With hair as wild as his eyes, the pale, howling Lithgow makes every furtive movement feel like a yank at the frayed ends of Valentine’s sanity. Here’s a man who makes a living writing textbooks about logic who finds his very faculties abandoning him in front of a large, unforgiving audience. His glances to see whether the creature is out there exist not as a cheap device to push the story forward but as Valentine’s hope that he can hold onto a last shred of reason.

“Nightmare” takes on the tone of a cacophonous campfire tale, enlivened by the devil’s-dance violins of Goldsmith’s score (a tonal opposite of his work in Spielberg’s segment) and expertly ratcheted tension. Plus, even if you know how it ends, the payoff still raises plenty of hell and hair on the back of your neck.

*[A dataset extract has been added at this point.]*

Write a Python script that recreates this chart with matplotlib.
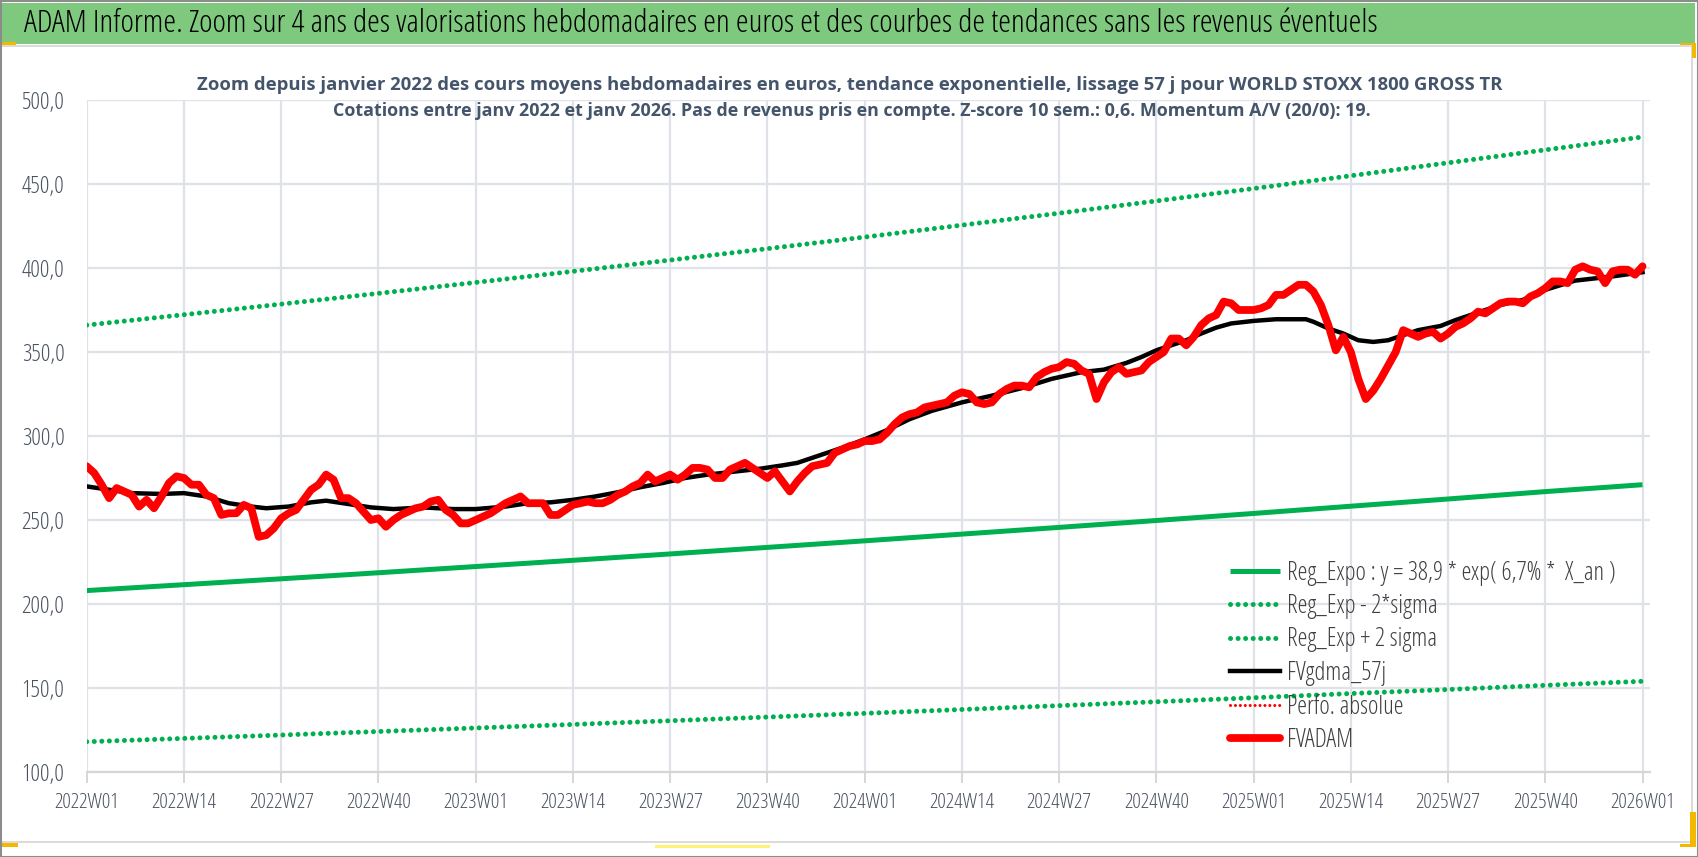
import matplotlib
matplotlib.use("Agg")
import matplotlib.pyplot as plt
from matplotlib import font_manager
from matplotlib.patches import Rectangle

# ---------------------------------------------------------------- data
# week index 0 = 2022W01 ... 208 = 2026W01
tick_weeks = [0, 13, 26, 39, 52, 65, 78, 91, 104, 117, 130, 143, 156, 169, 182, 195, 208]
tick_labels = ["2022W01", "2022W14", "2022W27", "2022W40",
               "2023W01", "2023W14", "2023W27", "2023W40",
               "2024W01", "2024W14", "2024W27", "2024W40",
               "2025W01", "2025W14", "2025W27", "2025W40", "2026W01"]
ytick_vals = [100, 150, 200, 250, 300, 350, 400, 450, 500]
ytick_labels = ["100,0", "150,0", "200,0", "250,0", "300,0", "350,0", "400,0", "450,0", "500,0"]

# trend curves read at each tick week
reg_expo = [208, 211.5, 215, 218.6, 222.3, 226, 229.8, 233.7, 237.6,
            241.6, 245.6, 249.7, 253.9, 258.2, 262.5, 266.9, 271]
reg_minus = [118, 120, 122, 124.1, 126.2, 128.3, 130.5, 132.7, 134.9,
             137.2, 139.5, 141.8, 144.2, 146.7, 149.1, 151.6, 154]
reg_plus = [366, 372.2, 378.5, 384.9, 391.4, 398, 404.7, 411.5, 418.4,
            425.5, 432.6, 439.9, 447.3, 454.9, 462.6, 470.3, 478]

# FVgdma_57j (smoothed)
gdma_week = [0, 3, 6, 10, 13, 16, 19, 22, 24, 27, 30, 32, 35, 38, 41, 45, 49, 52,
             56, 59, 62, 65, 68, 71, 74, 77, 80, 83, 87, 90, 93, 95, 98, 101, 104,
             107, 110, 113, 117, 121, 125, 129, 133, 136, 139, 141, 143, 145, 147,
             149, 151, 153, 156, 159, 163, 164, 166, 168, 170, 172, 174, 176, 178,
             181, 183, 186, 189, 192, 195, 199, 204, 208]
gdma_val = [270, 268, 266, 265.5, 266, 264, 260, 258, 257, 258, 260.5, 261.5, 259.5,
            257.5, 256.5, 257.5, 256.5, 256.5, 258, 260, 260.5, 262, 264, 266.5,
            269.5, 272, 275, 277, 279, 280.5, 282.5, 284, 288.5, 293, 298, 303.5,
            310, 315, 320, 324, 328.5, 334, 338, 339.5, 343.5, 347, 351, 354, 357,
            361, 364.5, 367, 368.5, 369.5, 369.5, 368, 364, 361, 357, 356, 357,
            360, 363, 365.5, 369, 373.5, 378, 381, 387, 392.5, 395, 397.5]

# FVADAM weekly
adam_val = [282, 278, 271, 263, 269, 267, 265, 258, 262, 257,
            264, 272, 276, 275, 271, 271, 265, 263, 253, 254,
            254, 259, 257, 240, 241, 245, 251, 254, 256, 262,
            268, 271, 277, 274, 263, 263, 260, 255, 250, 251,
            246, 250, 253, 255, 257, 258, 261, 262, 256, 253,
            248, 248, 250, 252, 254, 257, 260, 262, 264, 260,
            260, 260, 253, 253, 256, 259, 260, 261, 260, 260,
            262, 265, 267, 270, 272, 277, 273, 275, 277, 274,
            277, 281, 281, 280, 275, 275, 280, 282, 284, 281,
            278, 275, 279, 273, 267, 273, 278, 282, 283, 284,
            290, 292, 294, 295, 297, 297, 298, 302, 307, 311,
            313, 314, 317, 318, 319, 320, 324, 326, 325, 320,
            319, 320, 325, 328, 330, 330, 329, 335, 338, 340,
            341, 344, 343, 339, 337, 322, 332, 338, 341, 337,
            338, 339, 344, 347, 350, 358, 358, 354, 359, 366,
            370, 372, 380, 379, 375, 375, 375, 376, 378, 384,
            384, 387, 390, 390, 386, 378, 366, 351, 359, 350,
            334, 322, 327, 334, 342, 350, 363, 361, 359, 361,
            362, 358, 361, 365, 367, 370, 374, 373, 376, 379,
            380, 380, 379, 383, 385, 388, 392, 392, 391, 399,
            401, 399, 398, 391, 398, 399, 399, 396, 401]
adam_week = list(range(len(adam_val)))

title = ("ADAM Informe. Zoom sur 4 ans des valorisations hebdomadaires en euros "
         "et des courbes de tendances sans les revenus éventuels")
sub1 = ("Zoom depuis janvier 2022 des cours moyens hebdomadaires en euros, tendance "
        "exponentielle, lissage 57 j pour WORLD STOXX 1800 GROSS TR")
sub2 = ("Cotations entre janv 2022 et janv 2026. Pas de revenus pris en compte. "
        "Z-score 10 sem.: 0,6. Momentum A/V (20/0): 19.")


# look for a narrow / condensed face first (the original is Calibri-like)
def pick_font():
    wanted = ["Liberation Sans Narrow", "Noto Sans", "Open Sans", "DejaVu Sans", "Roboto"]
    narrow = ("condensed", "semi-condensed", "extra-condensed")
    fl = font_manager.fontManager.ttflist
    for fam in wanted:
        for f in fl:
            if f.name == fam and (f.stretch in narrow or "Narrow" in f.name):
                return fam, f.stretch
        for f in fl:
            if f.name in (fam + " Condensed", fam + " SemiCondensed", fam + " Narrow"):
                return f.name, "normal"
    return "Liberation Sans", "normal"


FONT, STRETCH = pick_font()
plt.rcParams["font.family"] = [FONT, "DejaVu Sans"]
plt.rcParams["font.stretch"] = STRETCH

W, H = 1698, 857
fig = plt.figure(figsize=(W / 100, H / 100), dpi=100)


def box(x0, y0, x1, y1, **kw):
    # pixel coords, y from top
    r = Rectangle((x0 / W, 1 - y1 / H), (x1 - x0) / W, (y1 - y0) / H,
                  transform=fig.transFigure, **kw)
    fig.add_artist(r)


orange = "#F5B800"
box(1, 46, 1692, 842, facecolor="white", edgecolor="#D4D4D4", lw=1.2, zorder=0)
box(2, 3, 1695, 44, facecolor="#7FC97F", edgecolor="none", zorder=1)
box(0, 42, 16, 45, facecolor=orange, edgecolor="none", zorder=2)
box(1680, 43, 1696, 45, facecolor=orange, edgecolor="none", zorder=2)
box(1692, 43, 1696, 58, facecolor=orange, edgecolor="none", zorder=2)
box(1690, 812, 1696, 847, facecolor=orange, edgecolor="none", zorder=2)
box(1680, 844, 1696, 847, facecolor=orange, edgecolor="none", zorder=2)
box(0, 843, 18, 847, facecolor=orange, edgecolor="none", zorder=2)
box(655, 845, 770, 848, facecolor="#FFF176", edgecolor="none", zorder=2)
box(0.5, 0.5, W - 0.5, H - 0.5, facecolor="none", edgecolor="#8C8C8C", lw=1.5, zorder=3)

t_title = fig.text(24 / W, 1 - 24 / H, title, ha="left", va="center", fontsize=19.5,
                   color="black")
t_sub1 = fig.text(850 / W, 1 - 85 / H, sub1, ha="center", va="center", fontsize=14,
                  fontweight="bold", color="#44546A")
t_sub2 = fig.text(852 / W, 1 - 111 / H, sub2, ha="center", va="center", fontsize=14,
                  fontweight="bold", color="#44546A")

ax = fig.add_axes([86.7 / W, 1 - 772 / H, (1650 - 86.7) / W, (772 - 100) / H])
ax.set_facecolor("none")

green = "#00B050"
dots = (0, (0.01, 1.5))
ax.plot(tick_weeks, reg_expo, color=green, lw=3.6, solid_capstyle="butt",
        label="Reg_Expo : y = 38,9 * exp( 6,7% *  X_an )")
ax.plot(tick_weeks, reg_minus, color=green, lw=3.6, ls=dots, dash_capstyle="round",
        label="Reg_Exp - 2*sigma")
ax.plot(tick_weeks, reg_plus, color=green, lw=3.6, ls=dots, dash_capstyle="round",
        label="Reg_Exp + 2 sigma")
ax.plot(gdma_week, gdma_val, color="black", lw=3.2, solid_joinstyle="round",
        label="FVgdma_57j")
ax.plot([], [], color="red", lw=2.2, ls=(0, (0.01, 1.6)), dash_capstyle="round",
        label="Perfo. absolue")
ax.plot(adam_week, adam_val, color="red", lw=5.6, solid_joinstyle="round",
        solid_capstyle="round", label="FVADAM")

ax.set_xlim(0, 209)
ax.set_ylim(100, 500)
ax.set_xticks(tick_weeks)
ax.set_xticklabels(tick_labels)
ax.set_yticks(ytick_vals)
ax.set_yticklabels(ytick_labels)
ax.grid(True, color="#DFE3E9", lw=1.6)
ax.set_axisbelow(True)
for s in ["top", "right", "left"]:
    ax.spines[s].set_visible(False)
ax.spines["bottom"].set_color("#D6D6D6")
ax.spines["bottom"].set_linewidth(1.6)
ax.tick_params(axis="x", length=8, width=1.4, color="#D6D6D6", pad=7,
               labelsize=13.3, labelcolor="#4A5260")
ax.tick_params(axis="y", length=0, pad=16, labelsize=13.3, labelcolor="#4A5260")

# fit text sizes to the widths measured on the original (pixels)
fig.canvas.draw()
rend = fig.canvas.get_renderer()


def scale_for(t, target):
    return target / t.get_window_extent(rend).width


for t, target in [(t_title, 1357), (t_sub1, 1305), (t_sub2, 1043)]:
    t.set_fontsize(t.get_fontsize() * scale_for(t, target))

xs = 13.3 * scale_for(ax.get_xticklabels()[0], 65)
ys = 13.3 * scale_for(ax.get_yticklabels()[-1], 43)
ax.tick_params(axis="x", labelsize=xs)
ax.tick_params(axis="y", labelsize=ys)

leg_kw = dict(loc="upper left", bbox_transform=fig.transFigure, frameon=False,
              handletextpad=0.3, borderpad=0, borderaxespad=0, labelcolor="#404040")
leg = ax.legend(bbox_to_anchor=(1230 / W, 1 - 558 / H), fontsize=14,
                handlelength=2.6, labelspacing=0.72, **leg_kw)
fig.canvas.draw()
lfs = 14 * scale_for(leg.get_texts()[0], 328)
fs_px = lfs * 100 / 72
leg.remove()
leg = ax.legend(bbox_to_anchor=(1230 / W, 1 - 558 / H), fontsize=lfs,
                handlelength=50 / fs_px, labelspacing=0.72, **leg_kw)
fig.canvas.draw()
tx = leg.get_texts()
y0 = tx[0].get_window_extent(rend)
y5 = tx[-1].get_window_extent(rend)
pitch = ((y0.y0 + y0.y1) - (y5.y0 + y5.y1)) / 2 / 5
lsp = 0.72 + (33.5 - pitch) / fs_px
leg.remove()
leg = ax.legend(bbox_to_anchor=(1230 / W, 1 - 558 / H), fontsize=lfs,
                handlelength=50 / fs_px, labelspacing=lsp, **leg_kw)
fig.canvas.draw()
b = leg.get_texts()[0].get_window_extent(rend)
shift = (H - 573) - (b.y0 + b.y1) / 2
leg.set_bbox_to_anchor((1230 / W, 1 - 558 / H + shift / H), transform=fig.transFigure)

fig.savefig("out.png", dpi=100)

So, where does the movie ultimately wind up? Perhaps it’s best to say somewhere in a fifth dimension beyond that which is known to most films.

It is the middle ground between wowing and worthless, between so great and so what, and it lies between the pits of recklessly fatal hubris and the very summit of spirited genre filmmaking.

This is the dimension of an anthology film released in 1983. It is an area which we call Twilight Zone: The Movie.